Catholic Earth Keeper Linda O'Brien of Marquette, who drove five hours round trip to volunteer at the Our Lady of Peace Catholic Church in Ironwood, MI, called the clean sweep "a most spiritual event for cleansing the soul of medicinal toxins."
O'Brien believes participants "shed the reminder of pain from loved ones."
Episcopal Diocese of Northern Michigan Bishop James Kelsey brought several old medications to a Catholic collection site hoping that others will follow the environmental example of the Earth Keepers.
"Care for the environment is an expression of love for God and one another," said Kelsey.
Jewish Earth Keeper Jacob Silver said future health of the planet will depend on how youth are motivated by adults - and protecting nature is clear in the annual teachings and observations of Tikkun Olam and Passover.
"It is important that adults and parents are seen by youth to be carrying out the moral obligation for Tikkun Olam," said Silver of Temple Beth Sholom in Ishpeming, MI.
Silver said "for Jews, the Earth is all we have."
"There is no mention, thus no concept, of existence after death in the five books of Moses, our
Torah," Silver said. "There is nowhere else, and if we foul the Earth, we can be left ultimately homeless."
UMC Marquette District Superintendent Grant R. Lobb said the words "cleaner water" kept popping into his mind while watching people bring pharmaceuticals into the Grace UMC basement.
Catholic Earth Keeper Kelly Mathews of Big Bay, and her husband, Chris Mathews, 45, brought numerous medicines bottles to the collection including 18-year-old prescription sinus medication they found while recently cleaning out their medicine cabinet.
"Some people brought in bottles with 50 to 80 more pills," said Mathews, a 36-year-old mother of two whose family now uses natural medications. "I found the financial waste totally unnecessary."
Marquette Unitarian Universalist Congregation Earth Keeper Gail Griffith agreed the waste of medicine in America is sad.
"It's too bad" some pharmaceuticals "end up as trash, but we need to insure that trash doesn't end up harming our waters," Griffith said, adding one pill turned in cost $600.
Presbyterian Earth Keeper Lynnea Kuzak, who volunteered at the Manistique First UMC was thanked by a resident who lost her husband to cancer and wanted his medication properly disposed.
"Another person told me ‘I didn't like putting them down the toilet,' " said Kuzak, 28, the director of Christian Education at First Presbyterian Church in Marquette.
Presbyterian Pastor Dave Anderson of Iron Mountain worries "about the legacy our generation will leave for future ones."
"As God's children, we feel like we are provided a concrete, tangible way to make a difference in our environment," said Rev. Anderson, who is pastor of the Grace Presbyterian Church in Sagola."

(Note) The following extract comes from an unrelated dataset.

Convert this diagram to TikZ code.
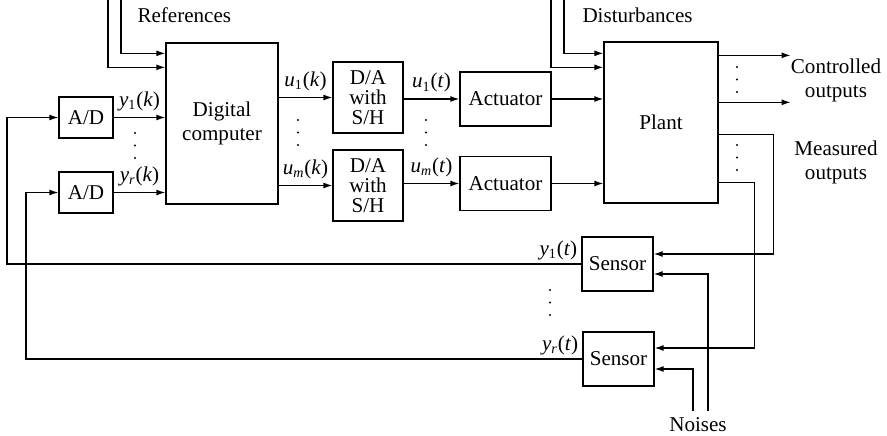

"So many of our environmental problems come from the side effects of our advanced society - and every prescription has side effects," said Joy Ibsen, lay minister at Trinity Lutheran Church in Trout Creek, MI.

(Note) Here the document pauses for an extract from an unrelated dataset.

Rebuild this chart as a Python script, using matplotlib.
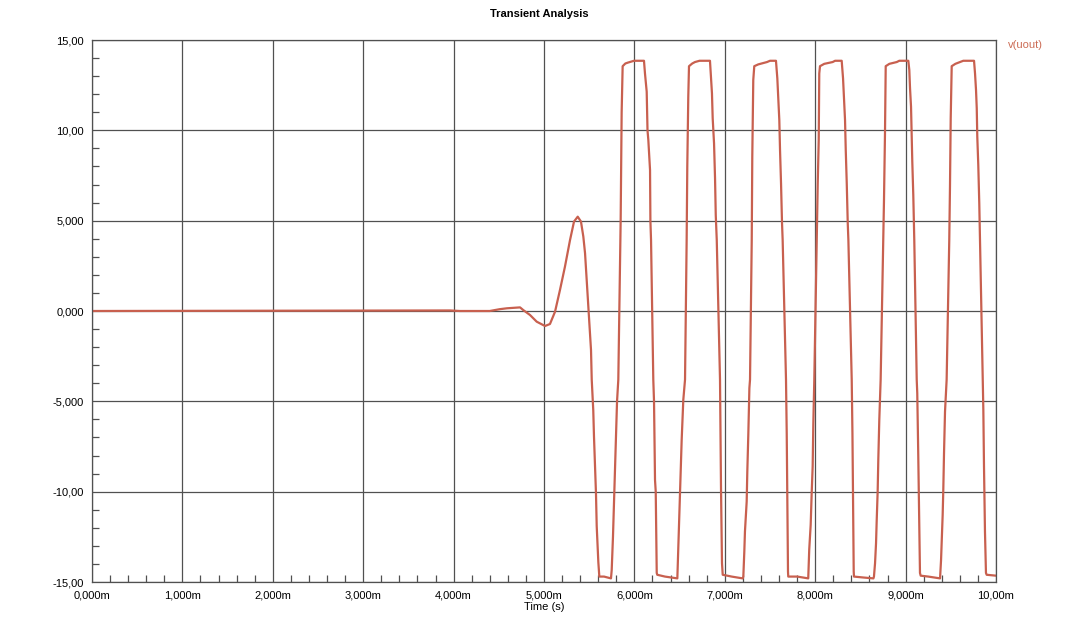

Ibsen said, like people, "the earth and water is allergic to many powerful prescriptions and chemicals."
Mary Klups of Ontonagon County brought in several types of pain and blood pressure medication, including two bottles of morphine, leftover from her late husband's cancer treatment.
"I had several drugs I have kept, waiting to dispose of in the right way," said Klups at the White Pine Community UMC.

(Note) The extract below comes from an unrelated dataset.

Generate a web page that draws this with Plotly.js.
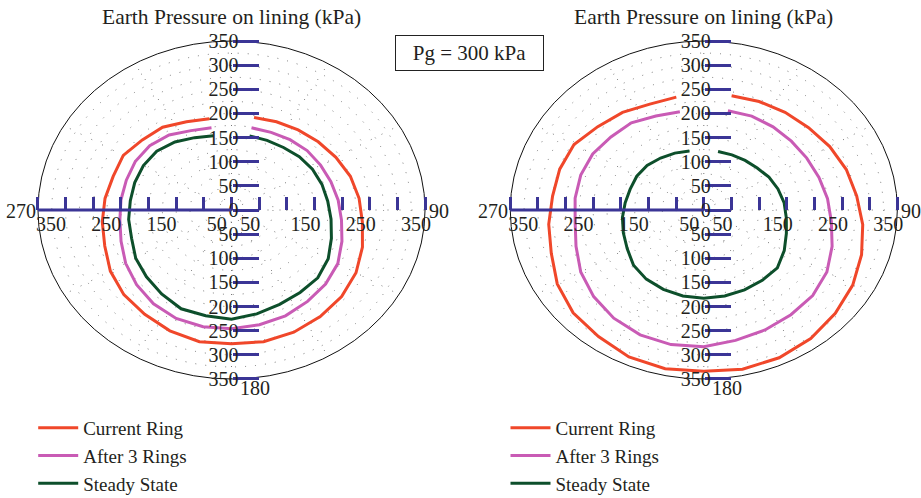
<!DOCTYPE html>
<html>
<head>
<meta charset="utf-8">
<script src="https://cdn.plot.ly/plotly-3.0.1.min.js"></script>
<style>html,body{margin:0;padding:0;background:#fff;}#chart{width:921px;height:498px;}</style>
</head>
<body>
<div id="chart"></div>
<script>
// ---- data ----
const thetaDeg = [12,24,36,48,60,72,84,96,108,120,132,144,156,168,180,192,204,216,228,240,252,264,276,288,300,312,324,336,348];
const seriesNames = ['Current Ring', 'After 3 Rings', 'Steady State'];
const leftCurrent  = [196,200,205,211,218,226,232,238,249,260,268,273,277,279,277,279,274,267,262,253,241,235,230,225,226,217,212,200,193];
const leftAfter3   = [174,176,180,184,186,189,194,200,210,222,229,234,240,243,246,247,246,240,231,221,210,203,201,200,201,199,192,180,174];
const leftSteady   = [157,158,160,165,169,172,175,181,190,202,210,211,214,220,226,224,224,215,207,200,190,187,184,184,184,182,174,164,157];
const rightCurrent = [242,246,250,255,263,271,278,289,300,311,320,329,335,337,334,336,333,324,318,306,290,282,275,274,271,258,250,240,239];
const rightAfter3  = [210,213,213,213,215,219,225,232,244,257,265,268,272,276,283,285,283,277,268,257,243,234,234,234,232,226,223,213,208];
const rightSteady  = [124,125,127,130,136,141,146,150,157,168,179,180,181,182,183,182,180,177,171,160,153,148,143,140,140,138,133,129,125];
const negTicks = [-350,-300,-250,-200,-150,-100,-50,0];
const posTicks = [50,100,150,200,250,300,350];
const radialTicks = [-350,-300,-250,-200,-150,-100,-50,0,50,100,150,200,250,300,350];
const xLabelled = [50,150,250,350];
const gridRadii = [25,50,75,100,125,150,175,200,225,250,275,300,325];
const spokeAngles = [0,30,60,90,120,150,180,210,240,270,300,330];
const angleLabels = [{a:90,t:'90'},{a:180,t:'180'},{a:270,t:'270'}];
const R_MAX = 350;
const titleText = 'Earth Pressure on lining (kPa)';
const boxText = 'Pg = 300 kPa';

// ---- styles ----
const colors = ['#f0472a', '#c95bb5', '#0d4f2b'];
const axisBlue = '#3b3596';
const txt = '#231f20';
const FONT = 'Liberation Serif';
const RANGE = 355;

const rad = d => d * Math.PI / 180;
function polarX(r, th) { return r.map((v, i) => v * Math.sin(rad(th[i]))); }
function polarY(r, th) { return r.map((v, i) => v * Math.cos(rad(th[i]))); }
const absLabel = v => xLabelled.includes(Math.abs(v)) ? String(Math.abs(v)) : '';

const panels = [
  {xa:'x', ya:'y', xo:'x3', lg:'legend', data:[leftCurrent, leftAfter3, leftSteady], dom:[35.2/921, 427.8/921]},
  {xa:'x2', ya:'y2', xo:'x4', lg:'legend2', data:[rightCurrent, rightAfter3, rightSteady], dom:[507.5/921, 900.1/921]}
];
const yDom = [1 - 381.4/498, 1 - 38.6/498];
const yMid = (yDom[0] + yDom[1]) / 2;

const traces = [];
const shapes = [];
const annotations = [];
const layout = {
  width: 921, height: 498,
  margin: {l:0, r:0, t:0, b:0, autoexpand: false},
  paper_bgcolor: '#fff', plot_bgcolor: 'rgba(0,0,0,0)',
  font: {family: FONT, color: txt, size: 20},
  showlegend: true
};
const tickFont = {family: FONT, size: 20, color: txt};

panels.forEach((p, k) => {
  const sfx = k === 0 ? '' : '2';
  const osfx = k === 0 ? '3' : '4';
  p.data.forEach((r, i) => {
    traces.push({
      type: 'scatter', mode: 'lines',
      x: polarX(r, thetaDeg), y: polarY(r, thetaDeg),
      xaxis: p.xa, yaxis: p.ya, legend: p.lg,
      name: seriesNames[i],
      line: {color: colors[i], width: 3},
      hoverinfo: 'skip'
    });
  });
  const xmid = (p.dom[0] + p.dom[1]) / 2;
  const xCommon = {
    range: [-RANGE, RANGE], anchor: 'free', position: yMid, tickmode: 'array',
    ticks: 'inside', ticklen: 13, tickwidth: 3, tickcolor: axisBlue,
    showgrid: false, zeroline: false, showline: false, fixedrange: true,
    automargin: false, tickfont: tickFont
  };
  // left half of the radial axis (labels start at their tick)
  layout['xaxis' + sfx] = Object.assign({}, xCommon, {
    domain: p.dom, tickvals: negTicks, ticktext: negTicks.map(absLabel), ticklabelshift: 13
  });
  // right half of the radial axis (labels end near their tick)
  layout['xaxis' + osfx] = Object.assign({}, xCommon, {
    overlaying: p.xa, tickvals: posTicks, ticktext: posTicks.map(absLabel), ticklabelshift: -9
  });
  layout['yaxis' + sfx] = {
    domain: yDom, range: [-RANGE, RANGE], anchor: 'free', position: xmid,
    tickmode: 'array', tickvals: radialTicks,
    ticktext: radialTicks.map(v => String(Math.abs(v))),
    ticks: 'inside', ticklen: 26, tickwidth: 3, tickcolor: axisBlue,
    ticklabelstandoff: -7, automargin: false,
    showgrid: false, zeroline: false, showline: false, fixedrange: true,
    tickfont: tickFont
  };
  // invisible anchor trace so the overlay axis is drawn
  traces.push({type:'scatter', mode:'none', x:[0], y:[0], xaxis: p.xo, yaxis: p.ya, showlegend:false, hoverinfo:'skip'});
  // dotted polar grid
  gridRadii.forEach(g => shapes.push({
    type: 'circle', xref: p.xa, yref: p.ya, x0: -g, x1: g, y0: -g, y1: g,
    line: {color: '#777', width: 1, dash: '1px,9px'}, layer: 'below'
  }));
  spokeAngles.forEach(a => shapes.push({
    type: 'line', xref: p.xa, yref: p.ya, x0: 0, y0: 0,
    x1: R_MAX * Math.sin(rad(a)), y1: R_MAX * Math.cos(rad(a)),
    line: {color: '#777', width: 1, dash: '1px,11px'}, layer: 'below'
  }));
  shapes.push({
    type: 'circle', xref: p.xa, yref: p.ya, x0: -R_MAX, x1: R_MAX, y0: -R_MAX, y1: R_MAX,
    line: {color: '#111', width: 1}, layer: 'below'
  });
  shapes.push({
    type: 'line', xref: p.xa, yref: p.ya, x0: -R_MAX, y0: 0, x1: 0, y1: 0,
    line: {color: axisBlue, width: 3}, layer: 'above'
  });
  angleLabels.forEach(L => {
    const ax = R_MAX * Math.sin(rad(L.a)), ay = R_MAX * Math.cos(rad(L.a));
    annotations.push({
      xref: p.xa, yref: p.ya, x: ax, y: ay, text: L.t, showarrow: false,
      xanchor: L.a === 270 ? 'right' : 'left',
      yanchor: L.a === 180 ? 'top' : 'middle',
      xshift: L.a === 180 ? 6 : (L.a === 90 ? 2 : 0),
      yshift: L.a === 180 ? 4 : -1,
      font: {family: FONT, size: 20, color: txt}
    });
  });
  annotations.push({
    xref: 'paper', yref: 'paper', x: xmid, y: 1 - 17/498, text: titleText, showarrow: false,
    xanchor: 'center', yanchor: 'middle', font: {family: FONT, size: 21.5, color: txt}
  });
  layout[p.lg] = {
    x: p.dom[0] - 2/921, y: 1 - 409/498, xanchor: 'left', yanchor: 'top',
    bgcolor: 'rgba(0,0,0,0)', borderwidth: 0, itemwidth: 40,
    font: {family: FONT, size: 19, color: txt}
  };
});

annotations.push({
  xref: 'paper', yref: 'paper', x: 469.5/921, y: 1 - 53/498, text: boxText, showarrow: false,
  xanchor: 'center', yanchor: 'middle', bordercolor: '#222', borderwidth: 1,
  width: 145, height: 32, bgcolor: '#fff',
  font: {family: FONT, size: 21, color: txt}
});

layout.shapes = shapes;
layout.annotations = annotations;

Plotly.newPlot('chart', traces, layout, {displayModeBar: false, staticPlot: true});
</script>
</body>
</html>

White Pine pharmacist Chuck Blezek said "for years we told people to flush old prescriptions down the toilet - it is only lately that we have found out that it is the wrong thing to do."
Munising UMC site coordinator Phil Hansen said many participants collected from family and friends and some "brought in large quantities" filling plastic grocery bags.
The previous two cleans sweeps gathered nearly 400 tons of hazardous waste including household poisons, vehicle batteries, old computers and cell phones - all was properly disposed or recycled.